J’ai été voir M. Jaillant ; j’ai causé de H… avec lui, et il a confirmé les détails qui précèdent. L’ancien réclusionnaire est très discret ; c’est à peine si de temps à autre il demande quelque peu d’argent pour acheter du tabac. M. Jaillant m’a dit : « Cet homme-là est une exception. » Soit, je n’en disconviens pas, mais cette exception, la Société de patronage s’ingénie à la faire naître, à l’entretenir, à la multiplier, et on ne saurait trop l’en louer. On ne peut imaginer les efforts qu’elle accomplit pour s’interposer entre le libéré et la récidive, la récidive mortelle qui est comme la lèpre et ne lâche plus ceux dont elle s’est emparée, à moins d’un miracle, et les miracles ne sont pas fréquens.
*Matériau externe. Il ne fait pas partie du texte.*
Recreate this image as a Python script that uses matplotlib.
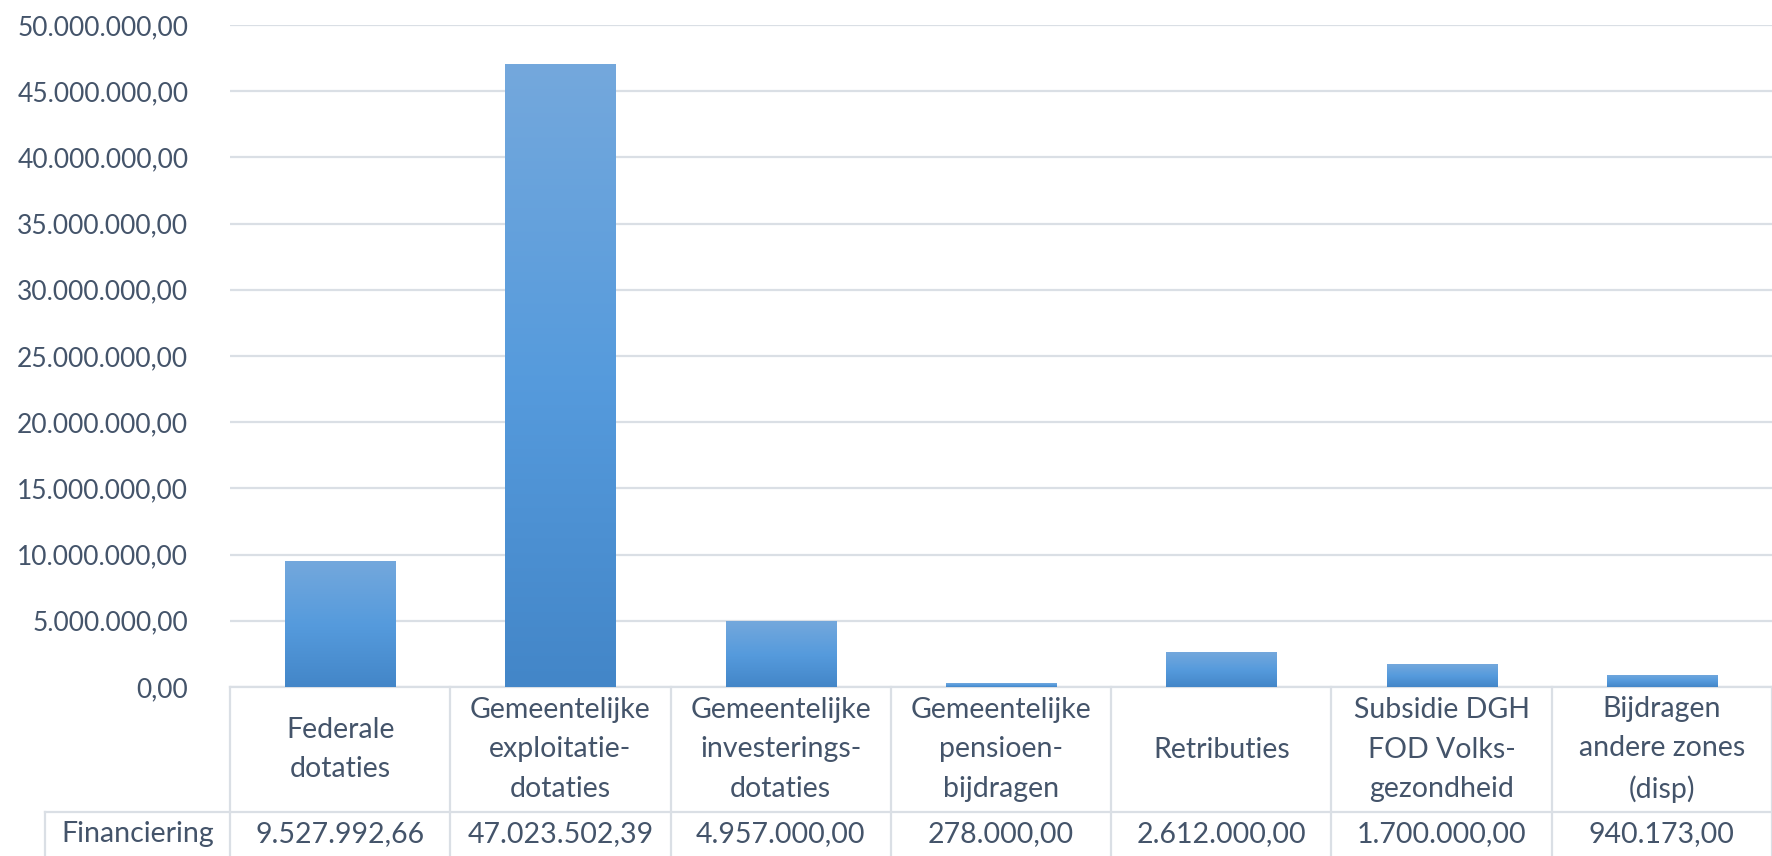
import numpy as np
import matplotlib
matplotlib.use('Agg')
import matplotlib.pyplot as plt
from matplotlib.colors import LinearSegmentedColormap
from matplotlib.transforms import blended_transform_factory

# data
categories = ['Federale\ndotaties', 'Gemeentelijke\nexploitatie-\ndotaties',
              'Gemeentelijke\ninvesterings-\ndotaties', 'Gemeentelijke\npensioen-\nbijdragen',
              'Retributies', 'Subsidie DGH\nFOD Volks-\ngezondheid',
              'Bijdragen\nandere zones\n(disp)']
financiering = [9527992.66, 47023502.39, 4957000.00, 278000.00,
                2612000.00, 1700000.00, 940173.00]
series_name = 'Financiering'
y_ticks = np.arange(0, 50000001, 5000000)

text_col = '#44546A'
line_col = '#DADFE5'
fs = 19      # tick labels
fs_tab = 20.5  # data table
plt.rcParams['font.family'] = ['Lato', 'DejaVu Sans']


def nl(v):
    s = f"{v:,.2f}"
    return s.replace(',', 'X').replace('.', ',').replace('X', '.')


W, H = 1772, 856
fig = plt.figure(figsize=(W / 100, H / 100), dpi=100)
left, right, top, bottom = 230, 1772, 25, 687
ax = fig.add_axes([left / W, 1 - bottom / H, (right - left) / W, (bottom - top) / H])

x = np.arange(len(categories))
cmap = LinearSegmentedColormap.from_list('bar', ['#4386C8', '#569BDD', '#74A8DC'])
grad = np.linspace(1, 0, 256).reshape(-1, 1)
bars = ax.bar(x, financiering, width=0.5, color='none', edgecolor='none', zorder=3)
for b in bars:
    im = ax.imshow(grad, cmap=cmap, aspect='auto', interpolation='bilinear',
                   extent=[b.get_x(), b.get_x() + b.get_width(), 0, b.get_height()],
                   zorder=3)
    im.set_clip_path(b)

ax.set_xlim(-0.5, len(categories) - 0.5)
ax.set_ylim(0, 50000000)
ax.set_yticks(y_ticks)
ax.set_yticklabels([nl(v) for v in y_ticks])
ax.set_xticks([])
ax.tick_params(axis='y', length=0, pad=30, labelsize=fs, labelcolor=text_col)
ax.grid(axis='y', color=line_col, lw=1.6, zorder=0)
for sp in ax.spines.values():
    sp.set_visible(False)

# data table below the axis
tr = blended_transform_factory(ax.transData, ax.transAxes)
ph = bottom - top
r1 = -125 / ph
r2 = -(H - bottom) / ph
lab_x = -0.5 - 185 / ((right - left) / len(categories))
kw = dict(color=line_col, lw=1.6, transform=tr, clip_on=False)
ax.plot([-0.5, len(categories) - 0.5], [0, 0], **kw)
ax.plot([lab_x, len(categories) - 0.5], [r1, r1], **kw)
ax.plot([lab_x, lab_x], [r1, r2], **kw)
for i in range(len(categories) + 1):
    ax.plot([i - 0.5, i - 0.5], [0, r2], **kw)
for i, (c, v) in enumerate(zip(categories, financiering)):
    ax.text(i, r1 / 2, c, transform=tr, ha='center', va='center', fontsize=fs_tab,
            color=text_col, linespacing=1.65)
    ax.text(i, (r1 + r2) / 2, nl(v), transform=tr, ha='center', va='center',
            fontsize=fs_tab, color=text_col)
ax.text((lab_x - 0.5) / 2, (r1 + r2) / 2, series_name, transform=tr, ha='center',
        va='center', fontsize=fs_tab, color=text_col)

fig.savefig('out.png', dpi=100)
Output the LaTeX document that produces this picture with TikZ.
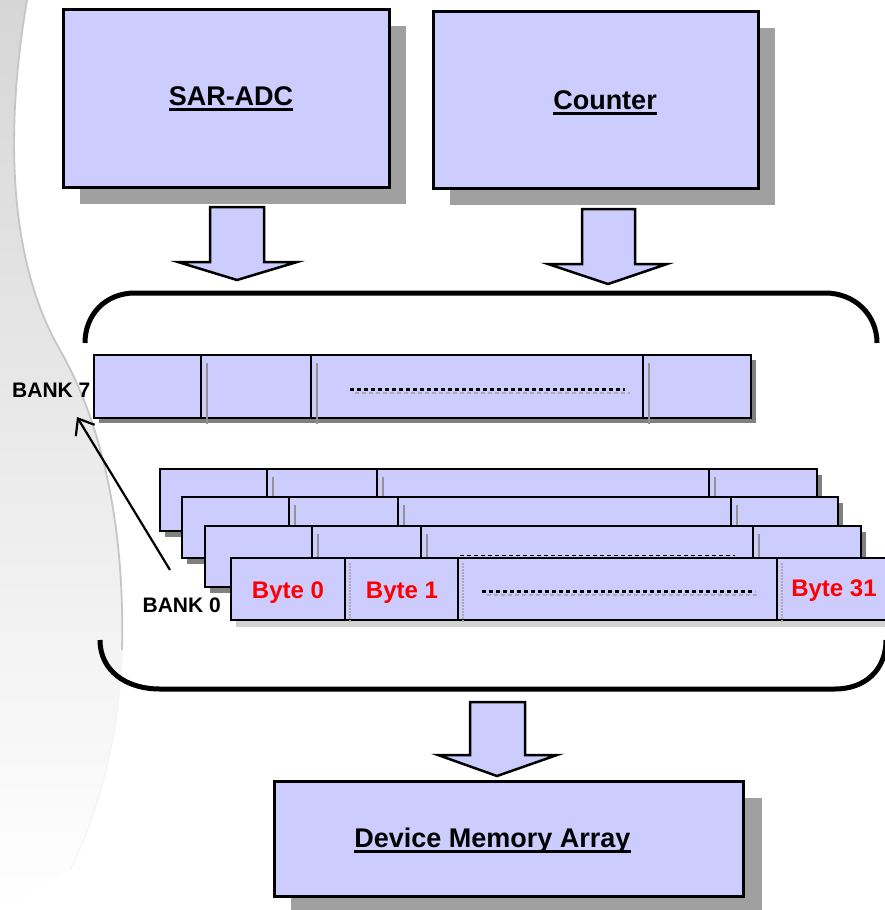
\documentclass[tikz,border=0pt]{standalone}
\usepackage{fontspec}
\setmainfont{Liberation Sans}
\usetikzlibrary{arrows.meta,shadows}
\definecolor{boxfill}{RGB}{204,204,255}
\definecolor{shadowgray}{RGB}{160,160,160}
\definecolor{rowshade}{RGB}{128,128,128}
\newcommand\myul[1]{\setbox0\hbox{#1}\rlap{\rule[-5.5pt]{\wd0}{2.6pt}}\box0}
\tikzset{
  bigbox/.style={draw=black, line width=3pt, fill=boxfill, inner sep=0pt, anchor=north west,
    drop shadow={shadow xshift=16pt, shadow yshift=-16pt, fill=shadowgray, opacity=1}},
  boxtitle/.style={font=\bfseries\fontsize{27}{30}\selectfont, inner sep=0pt, anchor=base},
  blockarrow/.style={draw=black, line width=2.5pt, fill=boxfill, line join=miter},
  rowbox/.style={draw=black, line width=2.6pt, fill=boxfill},
  rowshadow/.style={fill=rowshade, draw=none},
  divider/.style={line width=2.8pt},
  divshade/.style={line width=2.2pt, draw=gray!85},
  divdots/.style={line width=1.3pt, draw=gray!65, dash pattern=on 1.5pt off 1.5pt},
  blackdots/.style={line width=3pt, dash pattern=on 4pt off 3pt},
  greydots/.style={line width=2.5pt, dash pattern=on 4pt off 3pt, draw=gray!65},
  banklabel/.style={font=\bfseries\fontsize{21}{24}\selectfont, inner sep=0pt},
  bytelabel/.style={font=\bfseries\fontsize{24}{28}\selectfont, text=red, inner sep=0pt, anchor=base},
  bracket/.style={line width=5pt, line cap=butt},
}
\begin{document}
\begin{tikzpicture}[x=1pt,y=-1pt]
\useasboundingbox (0,0) rectangle (885,910);
\clip (0,0) rectangle (885,910);
\fill[white] (0,0) rectangle (885,910);
% background swoosh
\shade[top color=gray!32, middle color=gray!9, bottom color=white] (0,0) -- (27,0)
  .. controls (5,130) and (8,260) .. (60,350)
  .. controls (100,420) and (125,520) .. (122,650)
  .. controls (120,750) and (90,830) .. (70,870) -- (0,910) -- cycle;
\draw[gray!45, line width=1.8pt] (27,0)
  .. controls (5,130) and (8,260) .. (60,350)
  .. controls (100,420) and (125,520) .. (122,650);
\draw[gray!8, line width=1.5pt] (122,650) .. controls (120,750) and (90,830) .. (70,870);

% top boxes
\node[bigbox, minimum width=326pt, minimum height=178pt] (sar) at (62,8) {};
\node[bigbox, minimum width=325pt, minimum height=177pt] (cnt) at (432,10) {};
\node[boxtitle] (sartxt) at (231,105) {\myul{SAR-ADC}};
\node[boxtitle] (cnttxt) at (605,109) {\myul{Counter}};

% block arrows
\draw[blockarrow] (210,207) -- (264,207) -- (264,262) -- (297,262) -- (237,280) -- (178,262) -- (210,262) -- cycle;
\draw[blockarrow] (582,209) -- (635,209) -- (635,264) -- (667,264) -- (608,284) -- (548,264) -- (582,264) -- cycle;
\draw[blockarrow] (470,702) -- (525,702) -- (525,755) -- (557,755) -- (497,776) -- (438,755) -- (470,755) -- cycle;

% brackets
\draw[bracket] (85,343) .. controls (85,315) and (105,293) .. (135,293) -- (825,293)
  .. controls (855,293) and (877,315) .. (877,343);
\draw[bracket] (100,640) .. controls (100,670) and (125,689) .. (160,689) -- (835,689)
  .. controls (865,689) and (886,670) .. (886,640);

% BANK 7 row
\fill[rowshadow] (99,360) rectangle (756,423);
\draw[rowbox] (94,355) rectangle (751,418);
\foreach \d in {201,311,643}{
  \draw[divshade] (\d+6,363) -- (\d+6,424);
  \draw[divider] (\d,356) -- (\d,417);
}
\draw[greydots] (355,393) -- (630,393);
\draw[blackdots] (350,389) -- (625,389);

% stacked rows
\foreach \l/\t/\r/\b/\da/\db/\dc in {160/469/817/531/267/377/709,
                                      182/497/838/558/289/398/731,
                                      205/526/861/587/312/421/753}{
  \fill[rowshadow] (\l+5,\t+6) rectangle (\r+5,\b+6);
  \draw[rowbox] (\l,\t) rectangle (\r,\b);
  \foreach \d in {\da,\db,\dc}{
    \draw[divshade] (\d+6,\t+8) -- (\d+6,\b-1);
    \draw[divider] (\d,\t+1) -- (\d,\b-1);
  }
}
\draw[line width=1.2pt, dash pattern=on 4pt off 3pt] (460,555.5) -- (735,555.5);
% BANK 0 row
\fill[gray!35] (236,620) rectangle (900,627);
\draw[rowbox] (231,558) rectangle (900,620);
\foreach \d in {345,458,777}{
  \draw[divdots] (\d+5,563) -- (\d+5,623);
  \draw[divider] (\d,559) -- (\d,619);
}
\draw[greydots, line width=1.5pt] (487,595) -- (760,595);
\draw[blackdots] (482,591) -- (755,591);

% labels
\node[banklabel, anchor=base west] (bank7) at (12,397) {BANK 7};
\node[banklabel, anchor=base east] (bank0) at (221,612) {BANK 0};
\node[bytelabel] (byte0) at (288,598) {Byte 0};
\node[bytelabel] (byte1) at (402,598) {Byte 1};
\node[bytelabel] (byte31) at (834,596) {Byte 31};

% arrow bank 0 -> bank 7
\coordinate (b0tail) at (170,570);
\coordinate (b7tip) at (77,417);
\draw[line width=2.2pt, -{Straight Barb[length=14pt,width=22pt]}] (b0tail) -- (b7tip);

% bottom box
\node[bigbox, minimum width=469pt, minimum height=115pt,
  drop shadow={shadow xshift=18pt, shadow yshift=-16pt, fill=shadowgray, opacity=1}] (dma) at (273,780) {};
\node[boxtitle] (dmatxt) at (492.5,847) {\myul{Device Memory Array}};
\end{tikzpicture}
\end{document}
Si le libéré a une famille où il peut trouver un asile momentané et quelque protection, la société se met en rapport avec elle, et bien souvent obtient qu’un enfant prodigue et coupable soit recueilli au foyer dont son inconduite l’avait chassé. Elle n’épargne rien pour trouver à caser, ici ou là, ceux de ses « cliens » sur lesquels elle croit pouvoir compter ; elle reste en correspondance avec ceux dont elle a accepté la tutelle ; elle fortifie leur persévérance : « Allons ! bon courage ; le vieil homme est mort, veillez assidûment sur l’homme nouveau, nous vous le confions, car nous avons foi en lui. » j’ai lu plusieurs lettres de libérés ; elles sont touchantes et écrites avec une simplicité qui donne bon espoir pour l’avenir. D’où viennent-elles ? De la frontière de Chine peut-être, ou du Sénégal, ou de l’Amérique du Sud, ou de Paris, ou d’une ville de province. On comprendra quel scrupule m’arrête ; je ne pourrais dire, sans causer préjudice à des malheureux qui s’essaient au relèvement, à quelle source on va puiser l’eau de Jouvence dont ils peuvent être régénérés. Ici, la discrétion n’est que correcte ; quand on cherche à pénétrer les misères de son temps et les œuvres des grands cœurs qui tâchent d’y porter remède, on devient presque un confesseur, et l’on n’est pas maître du secret dont on a reçu confidence. Mais ce qui nous appartient et ce que nous devons faire connaître, c’est le résultat obtenu, et nous dirons que le nombre des libérés qui s’adressent au patronage paraîtra considérable, si l’on songe qu’ils appartiennent à un monde qui pousse parfois le goût de l’indépendance jusqu’à la passion.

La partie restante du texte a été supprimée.